The ending plays out more or less by the book, though of course everyone recognizes Bob and reacts accordingly as he stumbles into the church. He hands the child off to his ex, then symbolically pauses under what's either a wreath meant to resemble a crown of thorns or just a crown of thorns. Eventually, he collapses.

The woman seems to understand all this signifies and intuits what must have happened, because she seems more touched by the sacrifice than upset over the fact Bob shot her fiancĂ© a few days earlier. There's a brief callback to a watch Bob had earlier in which she defends his legacy and holds the baby she's presumably going to adopt. 

Had I not seen Hell's Heroes last year, I'd probably be singing the praises of this dark, somber western. All things considered, it's a good movie; I just don't think it's as good, as artistic, or anywhere near as cuttingly subversive as its predecessor. To be fair, some of that could be because it wasn't allowed to be. By 1936 Hollywood had enacted rules governing elements such as the depiction of religion, so it's certainly unsurprising the fourth outlaw wasn't killed by a preacher, nor was I shocked by the absence of the sequence in which that same preacher failed to see the last godfather stumble in and hand off the infant at the end. But fair or not I certainly felt the absence of those details.

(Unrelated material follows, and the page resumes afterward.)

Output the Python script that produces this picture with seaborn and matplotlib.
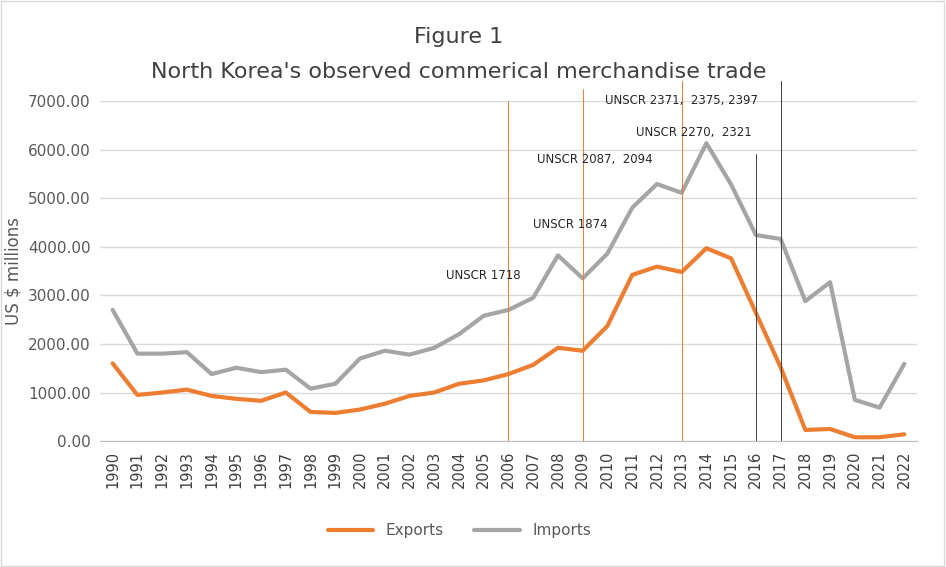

On top of that, this just didn't have quite the same artistic flair as Hell's Heroes. This might actually be a feature in some ways - the 1929 film felt extremely experimental (with the experiment in question being a young director playing with an entirely new media), while this felt more refined and clean. Sure, there are still plenty of artifacts of the time it was made, but it does feel much more modern and polished than the earlier film, which included some extremely dated elements.

Personally, I prefer the more experimental, expressionist aspects over the safer, streamlined remake, but it's not hard to imagine someone having a different reaction. And it's not like this is devoid of stylistic elements, either - it's just not as striking as the earlier film.

I mentioned earlier this opens with a hefty amount of comic relief, which is a mixed blessing. Some of the jokes hold up well, and it makes for an effective contrast with the movie's dark ending. However, as was depressingly typical of the time, that comedy includes a few racist caricatures. To be fair, these are fairly quick moments, mostly visual gags, but I still found myself cringing a few times. 

On a less important topic, the movie's inclusion of a Santa suit felt a bit anachronistic, though I suppose that depends on when the events were supposed to be taking place. Regardless, it seemed to be a setup for Bob to say, "There ain't no Santa Claus." The line's delivered more as a gruff character moment than a joke, but this does feel like a reference (possibly to the Marx Brothers movie released a year earlier).

I don't want to give the impression this isn't good - it's a solid adaptation with good characters and some impactful moments - but for my money, Hell's Heroes is the best adaptation of The Three Godfathers to date.